Yea, about that... not only is the housing expensive here it's also garbo.

The other parts of the country you might consider expensive, the housing stock is def of better quality.
 
You can’t fix housing while ignoring voters. When a Legislature blocks an audit the public approved, it’s not governing - it’s spending other people’s money without accountability.
 
A quick search didn't bring up anything but I was reading about this package of Montana housing reforms from a couple years ago that finally cleared state supreme court review in March

The Montana Supreme Court on Tuesday upheld a slate of pro-construction housing laws that were proposed by a housing task force established by Gov. Greg Gianforte and enacted by the Legislature in 2023.
  • Senate Bill 382 created the Montana Land Use Planning Act, which requires municipalities of 5,000 residents or more in the state’s urban counties to plan for the housing they need to accommodate population growth. It also focuses resident input on high-level planning discussions, making it harder for “not in my backyard”-style opposition to derail projects.
  • Senate Bill 245, which forces cities of 5,000 residents or more to allow apartment-style housing in most areas set aside as commercial zones.
  • Senate Bill 323, which requires cities with 5,000 residents or more to allow duplex housing on any home lot.
  • Senate Bill 528, which requires cities to adopt regulations allowing more construction of accessory dwelling units, or secondary housing structures that share parcels with larger homes.

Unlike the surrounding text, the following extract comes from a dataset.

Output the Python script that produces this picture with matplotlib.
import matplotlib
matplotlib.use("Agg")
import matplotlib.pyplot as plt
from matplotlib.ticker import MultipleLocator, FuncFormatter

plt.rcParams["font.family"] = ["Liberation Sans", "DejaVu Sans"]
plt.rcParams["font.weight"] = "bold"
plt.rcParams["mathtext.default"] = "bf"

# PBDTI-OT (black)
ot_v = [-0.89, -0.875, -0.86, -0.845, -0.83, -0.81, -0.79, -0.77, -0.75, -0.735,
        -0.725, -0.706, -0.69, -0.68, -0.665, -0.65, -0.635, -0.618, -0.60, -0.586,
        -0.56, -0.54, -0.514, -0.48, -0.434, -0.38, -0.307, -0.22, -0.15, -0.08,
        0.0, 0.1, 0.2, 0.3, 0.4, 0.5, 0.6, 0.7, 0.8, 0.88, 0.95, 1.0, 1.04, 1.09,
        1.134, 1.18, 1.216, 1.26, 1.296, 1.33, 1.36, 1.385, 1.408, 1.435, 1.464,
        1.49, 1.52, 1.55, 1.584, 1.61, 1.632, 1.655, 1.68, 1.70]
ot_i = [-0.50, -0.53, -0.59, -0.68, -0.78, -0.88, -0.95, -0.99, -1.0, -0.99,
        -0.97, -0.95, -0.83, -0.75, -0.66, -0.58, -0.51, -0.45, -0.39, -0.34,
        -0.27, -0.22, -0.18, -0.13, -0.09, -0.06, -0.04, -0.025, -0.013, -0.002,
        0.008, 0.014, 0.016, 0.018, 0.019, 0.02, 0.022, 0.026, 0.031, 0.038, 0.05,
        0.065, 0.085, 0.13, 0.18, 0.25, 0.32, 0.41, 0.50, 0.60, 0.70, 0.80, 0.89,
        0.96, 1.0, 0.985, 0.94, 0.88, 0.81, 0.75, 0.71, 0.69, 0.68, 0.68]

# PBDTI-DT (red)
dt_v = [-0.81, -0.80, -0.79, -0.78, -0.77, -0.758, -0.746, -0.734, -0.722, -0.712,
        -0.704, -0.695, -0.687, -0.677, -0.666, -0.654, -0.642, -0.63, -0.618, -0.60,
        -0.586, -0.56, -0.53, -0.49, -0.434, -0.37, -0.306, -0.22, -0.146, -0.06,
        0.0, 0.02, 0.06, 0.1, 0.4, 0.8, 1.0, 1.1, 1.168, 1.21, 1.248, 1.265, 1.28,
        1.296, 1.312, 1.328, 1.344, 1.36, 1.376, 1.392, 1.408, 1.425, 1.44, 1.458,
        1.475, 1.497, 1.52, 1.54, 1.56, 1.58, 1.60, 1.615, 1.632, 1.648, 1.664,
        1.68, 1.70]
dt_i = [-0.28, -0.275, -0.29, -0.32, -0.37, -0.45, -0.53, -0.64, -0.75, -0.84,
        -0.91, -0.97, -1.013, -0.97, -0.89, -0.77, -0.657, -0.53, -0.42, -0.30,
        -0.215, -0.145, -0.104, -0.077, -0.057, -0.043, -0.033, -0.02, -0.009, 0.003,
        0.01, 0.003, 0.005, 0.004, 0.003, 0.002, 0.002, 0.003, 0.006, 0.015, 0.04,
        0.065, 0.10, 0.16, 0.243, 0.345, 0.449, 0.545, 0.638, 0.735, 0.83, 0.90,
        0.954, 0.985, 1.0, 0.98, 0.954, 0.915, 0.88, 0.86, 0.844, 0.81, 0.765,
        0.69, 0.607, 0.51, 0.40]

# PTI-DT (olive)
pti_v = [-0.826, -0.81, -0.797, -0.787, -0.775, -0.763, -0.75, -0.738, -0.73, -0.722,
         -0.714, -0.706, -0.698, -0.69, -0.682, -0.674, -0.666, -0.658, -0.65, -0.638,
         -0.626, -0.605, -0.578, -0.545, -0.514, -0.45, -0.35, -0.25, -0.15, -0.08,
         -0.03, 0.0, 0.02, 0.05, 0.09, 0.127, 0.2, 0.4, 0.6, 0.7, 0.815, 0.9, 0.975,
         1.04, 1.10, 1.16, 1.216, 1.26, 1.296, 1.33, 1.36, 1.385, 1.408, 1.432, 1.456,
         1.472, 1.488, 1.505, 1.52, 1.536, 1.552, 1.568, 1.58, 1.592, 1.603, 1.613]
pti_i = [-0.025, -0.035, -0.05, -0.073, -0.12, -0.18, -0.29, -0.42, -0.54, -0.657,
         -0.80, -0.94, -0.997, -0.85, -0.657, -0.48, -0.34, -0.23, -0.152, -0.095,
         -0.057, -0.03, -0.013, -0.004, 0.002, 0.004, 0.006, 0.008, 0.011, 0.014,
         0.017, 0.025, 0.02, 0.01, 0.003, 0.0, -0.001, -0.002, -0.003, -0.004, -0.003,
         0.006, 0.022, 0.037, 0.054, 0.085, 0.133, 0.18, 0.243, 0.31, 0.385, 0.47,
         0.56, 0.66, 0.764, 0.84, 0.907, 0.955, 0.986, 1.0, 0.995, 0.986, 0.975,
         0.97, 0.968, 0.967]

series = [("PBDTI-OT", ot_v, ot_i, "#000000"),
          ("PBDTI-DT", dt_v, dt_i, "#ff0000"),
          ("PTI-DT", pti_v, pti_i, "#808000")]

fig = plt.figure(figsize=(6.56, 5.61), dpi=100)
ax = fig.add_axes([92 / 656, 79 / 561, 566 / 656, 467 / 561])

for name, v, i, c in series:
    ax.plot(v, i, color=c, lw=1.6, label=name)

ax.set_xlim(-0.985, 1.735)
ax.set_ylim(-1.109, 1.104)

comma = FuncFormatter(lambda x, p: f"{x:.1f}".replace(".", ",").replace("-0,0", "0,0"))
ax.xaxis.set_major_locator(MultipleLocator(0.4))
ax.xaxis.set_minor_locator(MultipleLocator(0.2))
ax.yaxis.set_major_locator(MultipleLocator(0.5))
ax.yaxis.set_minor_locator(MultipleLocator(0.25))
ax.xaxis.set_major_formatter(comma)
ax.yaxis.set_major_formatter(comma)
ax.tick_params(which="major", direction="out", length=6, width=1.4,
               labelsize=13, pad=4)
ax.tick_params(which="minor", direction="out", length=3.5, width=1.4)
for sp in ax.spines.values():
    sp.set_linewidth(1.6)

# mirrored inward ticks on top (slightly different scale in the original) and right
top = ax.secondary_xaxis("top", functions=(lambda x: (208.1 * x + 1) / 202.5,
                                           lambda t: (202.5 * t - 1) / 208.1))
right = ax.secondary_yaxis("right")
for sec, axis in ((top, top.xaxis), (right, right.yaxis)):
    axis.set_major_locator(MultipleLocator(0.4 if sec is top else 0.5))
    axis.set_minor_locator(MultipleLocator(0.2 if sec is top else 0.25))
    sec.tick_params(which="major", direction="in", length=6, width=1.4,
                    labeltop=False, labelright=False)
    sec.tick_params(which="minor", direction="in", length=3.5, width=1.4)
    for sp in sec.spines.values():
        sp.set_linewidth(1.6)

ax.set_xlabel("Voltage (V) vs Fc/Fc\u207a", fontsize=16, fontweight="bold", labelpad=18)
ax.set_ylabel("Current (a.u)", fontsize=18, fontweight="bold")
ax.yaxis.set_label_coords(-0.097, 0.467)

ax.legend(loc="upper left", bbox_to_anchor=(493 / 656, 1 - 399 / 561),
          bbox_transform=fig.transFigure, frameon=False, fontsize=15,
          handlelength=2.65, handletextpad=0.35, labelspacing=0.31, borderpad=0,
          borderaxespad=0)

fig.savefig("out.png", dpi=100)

SB 382 would transform the development process, limiting public hearings on housing projects by front-loading them to the general planning stages, when municipalities adopt their overall land-use plans. After that, approvals in Montana cities would proceed by right — effectively shutting out NIMBY homeowners who often thwart growth. The bill would also require each local government to establish a planning commission, set a projection for population growth and ensure their zoning maps facilitate that growth, similar to the “housing element” enforcement push currently roiling California politics. Montana’s bill would further establish a schedule of “housing strategies” — about 15 provisions, including eliminating setback requirements, minimum lot sizes and minimum parking requirements — and require local governments to adopt five of them.

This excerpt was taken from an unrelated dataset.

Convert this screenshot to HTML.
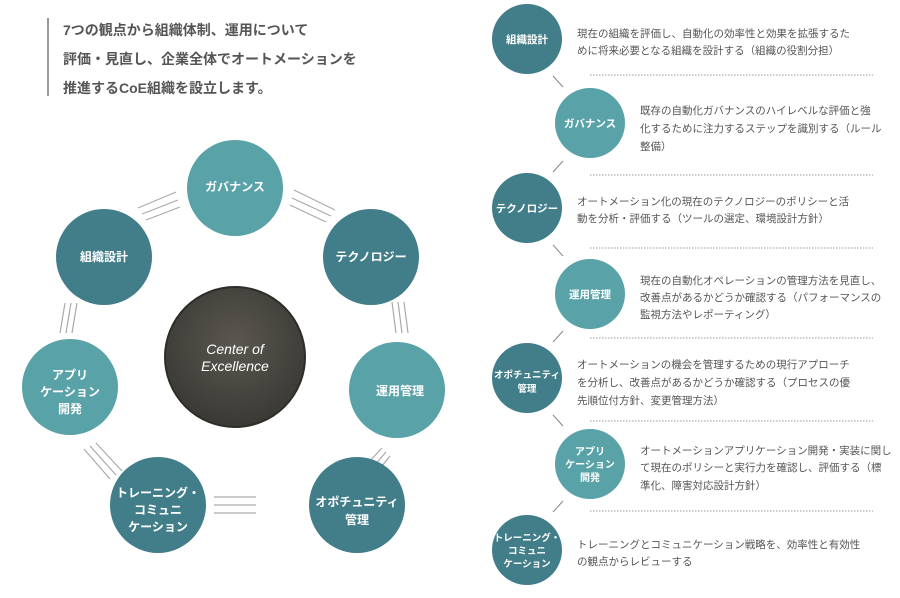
<!DOCTYPE html>
<html><head><meta charset="utf-8"><style>
body{margin:0;background:#fff;width:900px;height:593px;overflow:hidden}
svg text{font-family:"Liberation Sans","Noto Sans CJK JP",sans-serif}
</style></head><body>
<svg width="900" height="593" viewBox="0 0 900 593">
<defs><radialGradient id="g" cx="50%" cy="40%" r="60%"><stop offset="0" stop-color="#5a5750"/><stop offset="1" stop-color="#3b3934"/></radialGradient></defs>
<rect x="47" y="18" width="2" height="78" fill="#999"/>
<g font-size="14" fill="#555" font-weight="bold">
<text x="63" y="35">7つの観点から組織体制、運用について</text>
<text x="63" y="64">評価・見直し、企業全体でオートメーションを</text>
<text x="63" y="93">推進するCoE組織を設立します。</text>
</g>
<g stroke="#aaa" stroke-width="1.2" fill="none">
<path d="M138 208 L176 192 M142 214 L178 200 M146 220 L180 207"/>
<path d="M294 190 L335 210 M292 198 L331 216 M290 205 L326 222"/>
<path d="M392 302 L396 333 M398 302 L402 333 M404 302 L408 333"/>
<path d="M355 477 L382 448 M360 482 L386 452 M366 486 L390 456"/>
<path d="M214 497 L256 497 M214 505 L256 505 M214 513 L256 513"/>
<path d="M84 449 L110 479 M90 446 L116 475 M96 443 L122 471"/>
<path d="M60 333 L65 303 M66 333 L71 303 M72 333 L77 303"/>
</g>
<circle cx="235" cy="188" r="48" fill="#58a2a8"/>
<circle cx="371" cy="257" r="48" fill="#427e89"/>
<circle cx="397" cy="390" r="48" fill="#58a2a8"/>
<circle cx="357" cy="505" r="48" fill="#427e89"/>
<circle cx="158" cy="505" r="48" fill="#427e89"/>
<circle cx="70" cy="387" r="48" fill="#58a2a8"/>
<circle cx="104" cy="257" r="48" fill="#427e89"/>
<circle cx="235" cy="357" r="70" fill="url(#g)" stroke="#2f2d29" stroke-width="2"/>
<g font-size="12" fill="#fff" font-weight="bold" text-anchor="middle">
<text x="235" y="191">ガバナンス</text>
<text x="371" y="261">テクノロジー</text>
<text x="400" y="395">運用管理</text>
<text x="357" y="506">オポチュニティ</text><text x="357" y="524">管理</text>
<text x="158" y="497">トレーニング・</text><text x="158" y="514">コミュニ</text><text x="158" y="531">ケーション</text>
<text x="70" y="379">アプリ</text><text x="70" y="396">ケーション</text><text x="70" y="413">開発</text>
<text x="104" y="261">組織設計</text>
<text x="235" y="354" font-size="14" font-weight="normal" font-style="italic">Center of</text>
<text x="235" y="371" font-size="14" font-weight="normal" font-style="italic">Excellence</text>
</g>
<g stroke="#999" stroke-width="1" stroke-dasharray="1.5 1.5">
<path d="M590 75H873M590 175H873M590 248H873M590 338H873M590 421H873M590 511H873"/>
</g>
<g stroke="#888" stroke-width="1">
<path d="M553 76L563 87M563 161L553 172M553 245L563 256M563 331L553 342M553 415L563 426M563 501L553 512"/>
</g>
<g fill="#427e89"><circle cx="527" cy="39" r="35"/><circle cx="527" cy="208" r="35"/><circle cx="527" cy="378" r="35"/><circle cx="527" cy="550" r="35"/></g>
<g fill="#58a2a8"><circle cx="590" cy="123" r="35"/><circle cx="590" cy="294" r="35"/><circle cx="590" cy="464" r="35"/></g>
<g font-size="10.5" fill="#fff" font-weight="bold" text-anchor="middle">
<text x="527" y="43">組織設計</text>
<text x="590" y="127">ガバナンス</text>
<text x="527" y="212">テクノロジー</text>
<text x="590" y="298">運用管理</text>
<text x="527" y="378" font-size="9.5">オポチュニティ</text><text x="527" y="392" font-size="9.5">管理</text>
<text x="590" y="455" font-size="10">アプリ</text><text x="590" y="468" font-size="10">ケーション</text><text x="590" y="481" font-size="10">開発</text>
<text x="527" y="541" font-size="9.5">トレーニング・</text><text x="527" y="554" font-size="9.5">コミュニ</text><text x="527" y="567" font-size="9.5">ケーション</text>
</g>
<g font-size="10.5" fill="#555">
<text x="577" y="37">現在の組織を評価し、自動化の効率性と効果を拡張するた</text>
<text x="577" y="54">めに将来必要となる組織を設計する（組織の役割分担）</text>
<text x="640" y="114">既存の自動化ガバナンスのハイレベルな評価と強</text>
<text x="640" y="132">化するために注力するステップを識別する（ルール</text>
<text x="640" y="150">整備）</text>
<text x="577" y="205">オートメーション化の現在のテクノロジーのポリシーと活</text>
<text x="577" y="222">動を分析・評価する（ツールの選定、環境設計方針）</text>
<text x="640" y="284">現在の自動化オペレーションの管理方法を見直し、</text>
<text x="640" y="301">改善点があるかどうか確認する（パフォーマンスの</text>
<text x="640" y="318">監視方法やレポーティング）</text>
<text x="577" y="368">オートメーションの機会を管理するための現行アプローチ</text>
<text x="577" y="386">を分析し、改善点があるかどうか確認する（プロセスの優</text>
<text x="577" y="404">先順位付方針、変更管理方法）</text>
<text x="640" y="454">オートメーションアプリケーション開発・実装に関し</text>
<text x="640" y="471">て現在のポリシーと実行力を確認し、評価する（標</text>
<text x="640" y="489">準化、障害対応設計方針）</text>
<text x="577" y="548">トレーニングとコミュニケーション戦略を、効率性と有効性</text>
<text x="577" y="565">の観点からレビューする</text>
</g>
</svg>
</body></html>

I also just find it funny that a lot of this is motivated by a deep fear of becoming California
“Everybody is scared to death that we’re going to be California.”
The state’s housing supply did not keep pace. As a result, Montana has experienced some of the highest housing-price increases in the country. Its biggest cities—many of them blue enclaves amid a sea of red rural counties—had adopted California-style zoning that sharply restricted housing density. In Missoula, for example, three-quarters of residential land was zoned exclusively for single-family homes—nearly identical to Los Angeles.

“If our cities are zoned like L.A., they will grow like L.A.,” Kendall Cotton of the Helena-based Frontier Institute warned lawmakers in 2023. “If we want to preserve Montana and have it not become like California, we have got to address this California-style zoning in our cities.”
 
I'm not exactly sure how encouraging dense housing would prevent it from becoming California.

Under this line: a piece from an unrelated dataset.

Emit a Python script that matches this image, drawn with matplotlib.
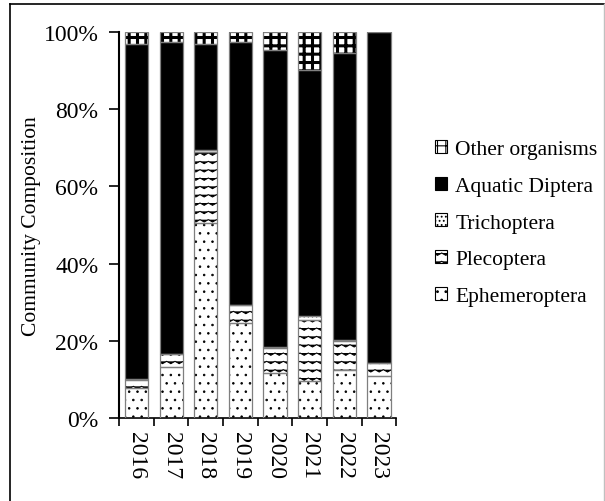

It is true that the NC is pricey - the SFH seem to be mainly centered in the 500s and there aren't that much in the way of NC apartments. But there's a few.
 
I'm not exactly sure how encouraging dense housing would prevent it from becoming California.
They don't mean California in the sense of how the development looks; it's California in the sense that no one can afford to live there. And this definitely seems like a step in the right direction
 
I thought he was talking about sprawl actually.

What caught my eye was Spokane WA in how much is being built there. Even kinda spills into Idaho.
 
They don't mean California in the sense of how the development looks; it's California in the sense that no one can afford to live there. And this definitely seems like a step in the right direction
I mean yes about it not being affordable but I think it's more about sprawl like @jklo is saying. 'Preserving Montana' means keeping "Big Sky Country" natural and open, not full of urban sprawl.
 
I mean yes about it not being affordable but I think it's more about sprawl like @jklo is saying. 'Preserving Montana' means keeping "Big Sky Country" natural and open, not full of urban sprawl.
It's really enouraging to see cross-partisan embracement of YIMBYism as environmentalism. Really hope it spreads, (even if it means dunking on California in the process).